▶ **AIM OF THE TASK**
Of all the lines in the material, how many include the word "chart"? Reply with the number alone.

------------------------------------

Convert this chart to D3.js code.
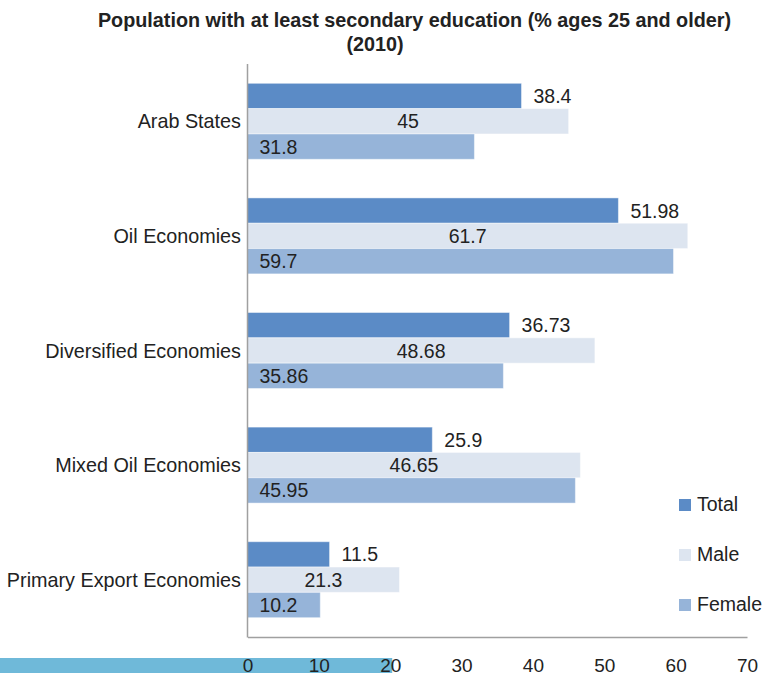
<!DOCTYPE html>
<html>
<head>
<meta charset="utf-8">
<script src="https://cdn.jsdelivr.net/npm/d3@7"></script>
<style>
  html, body { margin: 0; padding: 0; background: #fff; }
  svg { display: block; font-family: "Liberation Sans", Arial, Helvetica, sans-serif; }
</style>
</head>
<body>
<svg id="chart" width="763" height="673"></svg>
<script>
// Population with at least secondary education, 2010 (% ages 25+)
const categories = ["Arab States", "Oil Economies", "Diversified Economies", "Mixed Oil Economies", "Primary Export Economies"];
const seriesNames = ["Total", "Male", "Female"];
const totalValues  = [38.4, 51.98, 36.73, 25.9, 11.5];
const maleValues   = [45, 61.7, 48.68, 46.65, 21.3];
const femaleValues = [31.8, 59.7, 35.86, 45.95, 10.2];
const tickValues = [0, 10, 20, 30, 40, 50, 60, 70];
const titleLines = ["Population with at least secondary education (% ages 25 and older)", "(2010)"];

const colors = { Total: "#5b8bc6", Male: "#dde5f0", Female: "#96b4d9" };
const valuesBySeries = { Total: totalValues, Male: maleValues, Female: femaleValues };

const rows = categories.map((c, i) => ({
  category: c,
  bars: seriesNames.map(s => ({ series: s, value: valuesBySeries[s][i] }))
}));

const svg = d3.select("#chart");
const textColor = "#222";

const x = d3.scaleLinear().domain([0, 70]).range([247.5, 747]);
const y = d3.scaleBand().domain(categories).range([64, 637])
  .paddingInner(0.337).paddingOuter(0.337 / 2);
const ySub = d3.scaleBand().domain(seriesNames).range([0, y.bandwidth()]);

// Strip along the bottom edge, behind the tick labels
svg.append("rect")
  .attr("x", 0).attr("y", 658)
  .attr("width", x(20) + 2).attr("height", 15)
  .attr("fill", "#6fb9d9");

// Title
svg.append("text")
  .attr("x", 414.5).attr("y", 27)
  .attr("text-anchor", "middle")
  .attr("font-size", 19.8).attr("font-weight", "bold").attr("fill", textColor)
  .text(titleLines[0]);
svg.append("text")
  .attr("x", 375).attr("y", 51)
  .attr("text-anchor", "middle")
  .attr("font-size", 19.8).attr("font-weight", "bold").attr("fill", textColor)
  .text(titleLines[1]);

// Bars
const groups = svg.append("g").selectAll("g")
  .data(rows).join("g")
  .attr("transform", d => `translate(0,${y(d.category)})`);

groups.selectAll("rect")
  .data(d => d.bars).join("rect")
  .attr("x", x(0))
  .attr("y", d => ySub(d.series))
  .attr("width", d => x(d.value) - x(0))
  .attr("height", ySub.bandwidth())
  .attr("fill", d => colors[d.series])
  .attr("stroke", "#ffffff").attr("stroke-opacity", 0.45).attr("stroke-width", 1);

// Value labels
groups.selectAll("text.value")
  .data(d => d.bars).join("text")
  .attr("class", "value")
  .attr("x", d => d.series === "Total" ? x(d.value) + 12
                : d.series === "Male" ? (x(0) + x(d.value)) / 2
                : x(0) + 12)
  .attr("y", d => ySub(d.series) + ySub.bandwidth() / 2)
  .attr("dy", "0.36em")
  .attr("text-anchor", d => d.series === "Male" ? "middle" : "start")
  .attr("font-size", 19.5).attr("fill", textColor)
  .text(d => String(d.value));

// Category labels
svg.append("g").selectAll("text")
  .data(categories).join("text")
  .attr("x", 241)
  .attr("y", d => y(d) + y.bandwidth() / 2)
  .attr("dy", "0.36em")
  .attr("text-anchor", "end")
  .attr("font-size", 19.8).attr("fill", textColor)
  .text(d => d);

// Axis lines
svg.append("line")
  .attr("x1", x(0)).attr("x2", x(0)).attr("y1", 64).attr("y2", 637.5)
  .attr("stroke", "#a0a0a0").attr("stroke-width", 1.5);
const xAxis = d3.axisBottom(x).tickValues(tickValues).tickSize(0).tickPadding(0).tickFormat(d3.format("d"));
const axisG = svg.append("g").attr("transform", "translate(0,637)").call(xAxis);
axisG.select(".domain").attr("stroke", "#a0a0a0").attr("stroke-width", 1.5);
axisG.selectAll("text")
  .attr("font-family", "\"Liberation Sans\", Arial, sans-serif")
  .attr("font-size", 19).attr("fill", textColor)
  .attr("dy", null).attr("y", 35);

// Legend
const legend = svg.append("g").selectAll("g")
  .data(seriesNames).join("g")
  .attr("transform", (d, i) => `translate(679,${499 + i * 50})`);
legend.append("rect")
  .attr("width", 12).attr("height", 12)
  .attr("fill", d => colors[d]);
legend.append("text")
  .attr("x", 18).attr("y", 12)
  .attr("font-size", 19.5).attr("fill", textColor)
  .text(d => d);
</script>
</body>
</html>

------------------------------------

▶ **FULL SOLUTION**
3